▶ Data:
===============

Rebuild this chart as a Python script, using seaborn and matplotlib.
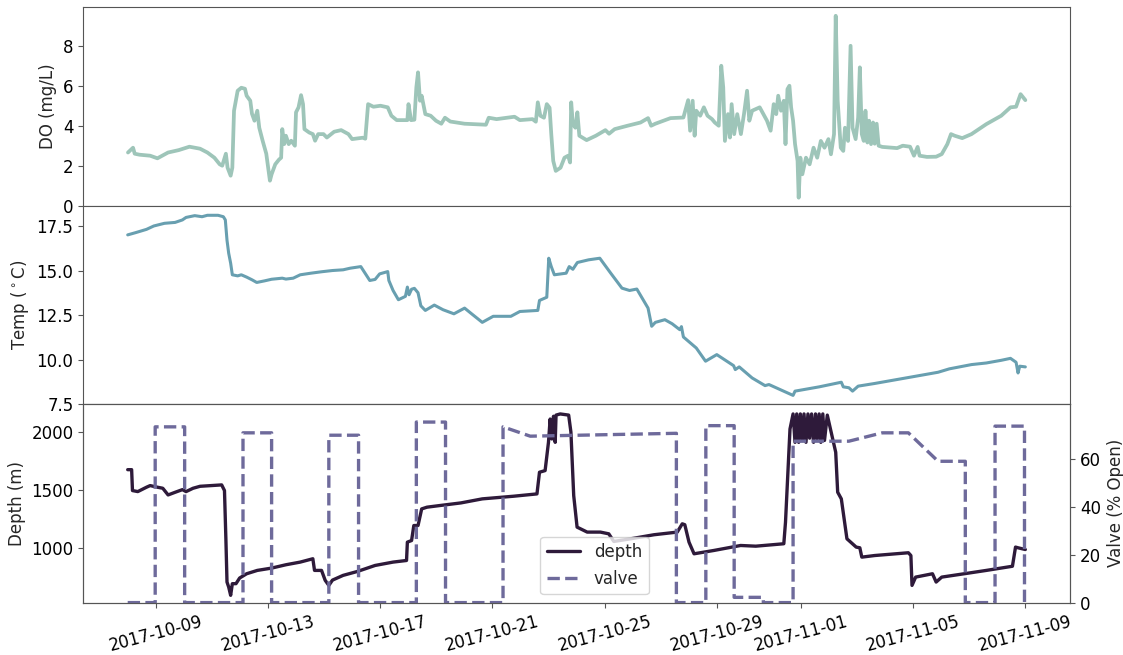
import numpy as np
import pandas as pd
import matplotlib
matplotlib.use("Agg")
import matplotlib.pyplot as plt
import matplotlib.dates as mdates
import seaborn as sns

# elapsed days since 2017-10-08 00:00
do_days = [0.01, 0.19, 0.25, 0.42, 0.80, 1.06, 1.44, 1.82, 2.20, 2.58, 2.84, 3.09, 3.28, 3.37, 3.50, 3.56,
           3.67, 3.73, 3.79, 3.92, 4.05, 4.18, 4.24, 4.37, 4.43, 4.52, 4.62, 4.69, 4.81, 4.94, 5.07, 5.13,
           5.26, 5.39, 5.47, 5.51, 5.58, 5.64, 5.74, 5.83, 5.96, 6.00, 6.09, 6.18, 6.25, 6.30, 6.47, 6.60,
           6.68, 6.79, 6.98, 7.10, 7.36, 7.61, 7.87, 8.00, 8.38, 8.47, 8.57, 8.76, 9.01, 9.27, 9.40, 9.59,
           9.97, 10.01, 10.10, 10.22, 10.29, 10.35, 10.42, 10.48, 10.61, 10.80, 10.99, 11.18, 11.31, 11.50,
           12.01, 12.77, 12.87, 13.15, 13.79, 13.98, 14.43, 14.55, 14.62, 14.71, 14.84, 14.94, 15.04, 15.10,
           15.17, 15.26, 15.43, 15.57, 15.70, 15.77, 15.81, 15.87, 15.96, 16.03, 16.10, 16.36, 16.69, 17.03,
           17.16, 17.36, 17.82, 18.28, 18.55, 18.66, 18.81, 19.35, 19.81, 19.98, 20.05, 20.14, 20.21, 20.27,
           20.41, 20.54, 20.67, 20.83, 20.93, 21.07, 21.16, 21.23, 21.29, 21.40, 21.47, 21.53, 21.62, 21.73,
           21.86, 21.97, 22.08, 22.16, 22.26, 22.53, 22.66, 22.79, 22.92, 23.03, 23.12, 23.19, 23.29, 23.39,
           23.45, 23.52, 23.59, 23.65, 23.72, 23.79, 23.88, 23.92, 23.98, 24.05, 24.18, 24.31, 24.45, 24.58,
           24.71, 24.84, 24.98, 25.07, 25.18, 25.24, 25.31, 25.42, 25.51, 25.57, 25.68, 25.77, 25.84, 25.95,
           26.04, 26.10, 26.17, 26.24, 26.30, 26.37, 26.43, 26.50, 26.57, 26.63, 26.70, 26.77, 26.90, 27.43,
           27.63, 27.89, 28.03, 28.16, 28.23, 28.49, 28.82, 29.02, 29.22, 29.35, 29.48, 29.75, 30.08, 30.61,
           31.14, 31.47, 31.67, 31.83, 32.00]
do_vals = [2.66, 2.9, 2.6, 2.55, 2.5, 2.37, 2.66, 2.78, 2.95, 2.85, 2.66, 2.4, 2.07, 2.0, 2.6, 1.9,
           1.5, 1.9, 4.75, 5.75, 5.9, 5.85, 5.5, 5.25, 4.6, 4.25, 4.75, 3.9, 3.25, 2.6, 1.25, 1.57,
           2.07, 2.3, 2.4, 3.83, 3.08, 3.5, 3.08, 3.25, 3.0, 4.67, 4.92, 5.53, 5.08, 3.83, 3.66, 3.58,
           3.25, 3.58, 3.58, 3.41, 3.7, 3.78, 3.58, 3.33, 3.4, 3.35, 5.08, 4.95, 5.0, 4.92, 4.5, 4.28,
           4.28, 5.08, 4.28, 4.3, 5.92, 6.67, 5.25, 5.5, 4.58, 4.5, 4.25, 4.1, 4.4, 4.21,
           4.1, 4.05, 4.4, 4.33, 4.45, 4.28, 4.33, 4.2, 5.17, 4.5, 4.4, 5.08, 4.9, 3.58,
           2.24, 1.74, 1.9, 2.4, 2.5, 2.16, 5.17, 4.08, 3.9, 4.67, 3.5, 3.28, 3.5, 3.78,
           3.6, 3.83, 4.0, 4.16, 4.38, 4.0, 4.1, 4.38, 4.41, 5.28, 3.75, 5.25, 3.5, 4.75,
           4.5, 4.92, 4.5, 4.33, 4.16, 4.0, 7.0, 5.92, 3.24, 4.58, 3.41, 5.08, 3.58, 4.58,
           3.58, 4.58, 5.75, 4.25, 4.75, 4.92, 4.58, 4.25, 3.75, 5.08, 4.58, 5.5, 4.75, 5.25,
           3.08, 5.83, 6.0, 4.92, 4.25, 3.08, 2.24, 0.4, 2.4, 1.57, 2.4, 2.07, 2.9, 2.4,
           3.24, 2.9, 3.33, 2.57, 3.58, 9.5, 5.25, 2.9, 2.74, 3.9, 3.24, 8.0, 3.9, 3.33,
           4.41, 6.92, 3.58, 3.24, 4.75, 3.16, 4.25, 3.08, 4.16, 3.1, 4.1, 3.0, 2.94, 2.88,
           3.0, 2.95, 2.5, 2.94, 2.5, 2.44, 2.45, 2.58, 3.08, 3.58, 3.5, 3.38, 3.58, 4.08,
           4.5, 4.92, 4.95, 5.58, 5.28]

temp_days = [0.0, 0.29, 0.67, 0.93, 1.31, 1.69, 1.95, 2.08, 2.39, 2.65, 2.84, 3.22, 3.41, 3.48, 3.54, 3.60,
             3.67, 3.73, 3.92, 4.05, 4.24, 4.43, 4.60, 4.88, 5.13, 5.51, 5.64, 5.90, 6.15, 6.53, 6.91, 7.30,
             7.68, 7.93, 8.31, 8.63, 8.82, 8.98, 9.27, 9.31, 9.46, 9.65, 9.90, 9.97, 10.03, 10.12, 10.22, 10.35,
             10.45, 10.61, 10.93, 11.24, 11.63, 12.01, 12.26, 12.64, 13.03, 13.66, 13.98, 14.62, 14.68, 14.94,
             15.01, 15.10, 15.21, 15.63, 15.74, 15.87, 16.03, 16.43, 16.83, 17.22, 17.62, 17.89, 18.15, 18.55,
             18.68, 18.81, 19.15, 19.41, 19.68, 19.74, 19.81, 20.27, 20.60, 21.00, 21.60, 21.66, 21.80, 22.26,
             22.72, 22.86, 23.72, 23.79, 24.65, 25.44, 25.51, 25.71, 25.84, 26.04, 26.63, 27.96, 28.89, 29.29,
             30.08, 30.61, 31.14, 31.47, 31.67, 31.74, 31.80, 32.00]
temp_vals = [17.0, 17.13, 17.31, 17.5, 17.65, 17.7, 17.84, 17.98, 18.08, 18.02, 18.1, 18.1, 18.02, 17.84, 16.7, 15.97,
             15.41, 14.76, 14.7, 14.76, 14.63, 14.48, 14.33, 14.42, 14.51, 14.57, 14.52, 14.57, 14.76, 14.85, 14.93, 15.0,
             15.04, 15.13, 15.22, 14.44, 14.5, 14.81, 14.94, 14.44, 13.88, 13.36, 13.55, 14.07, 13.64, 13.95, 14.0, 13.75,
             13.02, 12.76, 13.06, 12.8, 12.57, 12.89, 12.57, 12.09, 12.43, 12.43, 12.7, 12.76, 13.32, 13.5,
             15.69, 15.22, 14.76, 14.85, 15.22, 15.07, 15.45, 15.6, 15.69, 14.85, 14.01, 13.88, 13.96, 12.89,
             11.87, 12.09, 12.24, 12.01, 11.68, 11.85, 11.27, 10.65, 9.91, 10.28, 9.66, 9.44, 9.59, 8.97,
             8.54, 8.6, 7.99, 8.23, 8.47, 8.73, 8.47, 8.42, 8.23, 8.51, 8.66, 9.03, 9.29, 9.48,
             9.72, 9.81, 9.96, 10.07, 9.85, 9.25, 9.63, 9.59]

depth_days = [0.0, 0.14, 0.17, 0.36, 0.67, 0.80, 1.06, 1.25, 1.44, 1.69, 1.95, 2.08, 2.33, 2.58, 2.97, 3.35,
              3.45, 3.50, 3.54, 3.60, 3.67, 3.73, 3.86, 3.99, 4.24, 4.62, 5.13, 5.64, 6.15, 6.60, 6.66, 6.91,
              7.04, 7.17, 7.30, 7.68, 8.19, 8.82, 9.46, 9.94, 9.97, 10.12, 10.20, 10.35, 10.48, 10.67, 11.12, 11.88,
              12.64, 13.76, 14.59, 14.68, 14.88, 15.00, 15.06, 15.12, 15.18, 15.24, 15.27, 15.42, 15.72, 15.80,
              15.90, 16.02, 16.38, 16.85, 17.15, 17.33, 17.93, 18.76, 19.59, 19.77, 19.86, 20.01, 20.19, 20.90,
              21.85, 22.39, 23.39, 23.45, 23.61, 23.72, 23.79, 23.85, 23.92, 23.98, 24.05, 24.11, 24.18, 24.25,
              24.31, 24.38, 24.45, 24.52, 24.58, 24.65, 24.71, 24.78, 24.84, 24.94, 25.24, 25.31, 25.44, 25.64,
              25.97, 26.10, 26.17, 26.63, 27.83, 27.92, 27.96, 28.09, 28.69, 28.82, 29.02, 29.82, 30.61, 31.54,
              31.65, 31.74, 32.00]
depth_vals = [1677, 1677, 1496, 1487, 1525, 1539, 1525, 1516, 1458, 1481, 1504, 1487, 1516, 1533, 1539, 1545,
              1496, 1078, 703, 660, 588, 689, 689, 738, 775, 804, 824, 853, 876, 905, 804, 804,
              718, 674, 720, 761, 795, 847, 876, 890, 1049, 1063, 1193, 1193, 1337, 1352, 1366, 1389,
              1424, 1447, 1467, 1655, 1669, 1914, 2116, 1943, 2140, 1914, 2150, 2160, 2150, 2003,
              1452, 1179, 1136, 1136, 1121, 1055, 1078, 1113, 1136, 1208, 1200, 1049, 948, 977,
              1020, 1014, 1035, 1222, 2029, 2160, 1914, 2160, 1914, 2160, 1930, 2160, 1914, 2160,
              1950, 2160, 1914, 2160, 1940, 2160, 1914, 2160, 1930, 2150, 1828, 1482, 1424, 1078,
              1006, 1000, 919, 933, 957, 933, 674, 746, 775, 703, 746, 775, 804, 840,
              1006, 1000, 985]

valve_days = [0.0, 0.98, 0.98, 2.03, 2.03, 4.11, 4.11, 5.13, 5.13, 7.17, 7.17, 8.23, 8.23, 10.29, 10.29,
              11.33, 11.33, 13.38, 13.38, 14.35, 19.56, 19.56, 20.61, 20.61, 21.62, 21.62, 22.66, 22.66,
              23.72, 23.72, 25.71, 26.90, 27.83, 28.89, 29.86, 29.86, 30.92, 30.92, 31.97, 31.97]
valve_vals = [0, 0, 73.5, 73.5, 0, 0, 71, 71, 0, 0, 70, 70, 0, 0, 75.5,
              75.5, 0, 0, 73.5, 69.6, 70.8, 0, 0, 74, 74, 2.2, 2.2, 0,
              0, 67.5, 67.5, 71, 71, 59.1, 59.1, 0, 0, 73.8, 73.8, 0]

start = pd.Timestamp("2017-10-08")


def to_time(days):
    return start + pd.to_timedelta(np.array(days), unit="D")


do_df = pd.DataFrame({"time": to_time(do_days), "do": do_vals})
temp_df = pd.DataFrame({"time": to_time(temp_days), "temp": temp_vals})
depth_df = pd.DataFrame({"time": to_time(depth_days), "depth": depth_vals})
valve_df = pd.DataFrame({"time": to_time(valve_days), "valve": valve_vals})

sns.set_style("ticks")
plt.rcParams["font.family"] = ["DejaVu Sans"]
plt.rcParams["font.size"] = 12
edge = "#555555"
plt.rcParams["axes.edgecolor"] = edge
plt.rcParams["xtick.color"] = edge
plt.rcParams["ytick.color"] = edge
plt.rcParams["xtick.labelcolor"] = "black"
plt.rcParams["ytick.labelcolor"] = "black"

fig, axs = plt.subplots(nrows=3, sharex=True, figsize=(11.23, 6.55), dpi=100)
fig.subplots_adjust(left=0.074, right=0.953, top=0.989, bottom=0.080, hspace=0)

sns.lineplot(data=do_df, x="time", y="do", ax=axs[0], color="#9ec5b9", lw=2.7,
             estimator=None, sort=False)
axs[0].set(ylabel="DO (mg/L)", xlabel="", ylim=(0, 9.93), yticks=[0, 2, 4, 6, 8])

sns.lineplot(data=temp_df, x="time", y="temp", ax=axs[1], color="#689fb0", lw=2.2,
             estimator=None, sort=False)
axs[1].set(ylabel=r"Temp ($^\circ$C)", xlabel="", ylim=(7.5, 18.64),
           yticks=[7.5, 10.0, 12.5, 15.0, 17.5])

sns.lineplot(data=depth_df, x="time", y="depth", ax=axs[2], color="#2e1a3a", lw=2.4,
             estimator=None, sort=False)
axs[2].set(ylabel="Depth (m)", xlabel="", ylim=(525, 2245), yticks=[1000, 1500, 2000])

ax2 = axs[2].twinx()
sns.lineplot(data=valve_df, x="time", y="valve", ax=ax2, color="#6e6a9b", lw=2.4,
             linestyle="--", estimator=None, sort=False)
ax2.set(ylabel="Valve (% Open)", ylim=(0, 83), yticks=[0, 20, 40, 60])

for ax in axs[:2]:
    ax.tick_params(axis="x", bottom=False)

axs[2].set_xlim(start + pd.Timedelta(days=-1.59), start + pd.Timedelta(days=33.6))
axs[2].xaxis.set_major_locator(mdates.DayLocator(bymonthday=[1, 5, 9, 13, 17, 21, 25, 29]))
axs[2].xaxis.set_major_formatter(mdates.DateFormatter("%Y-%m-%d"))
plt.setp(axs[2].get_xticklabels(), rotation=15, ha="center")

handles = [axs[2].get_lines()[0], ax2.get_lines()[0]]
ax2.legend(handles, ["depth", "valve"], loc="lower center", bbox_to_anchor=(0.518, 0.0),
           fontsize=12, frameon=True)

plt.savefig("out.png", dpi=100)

===============

▶ Written task:
From the first line of the material down to the line containing "import seaborn as sns", inclusive, return each line exactly, skipping any picture.

▶ Answer in full:
Rebuild this chart as a Python script, using seaborn and matplotlib.
import numpy as np
import pandas as pd
import matplotlib
matplotlib.use("Agg")
import matplotlib.pyplot as plt
import matplotlib.dates as mdates
import seaborn as sns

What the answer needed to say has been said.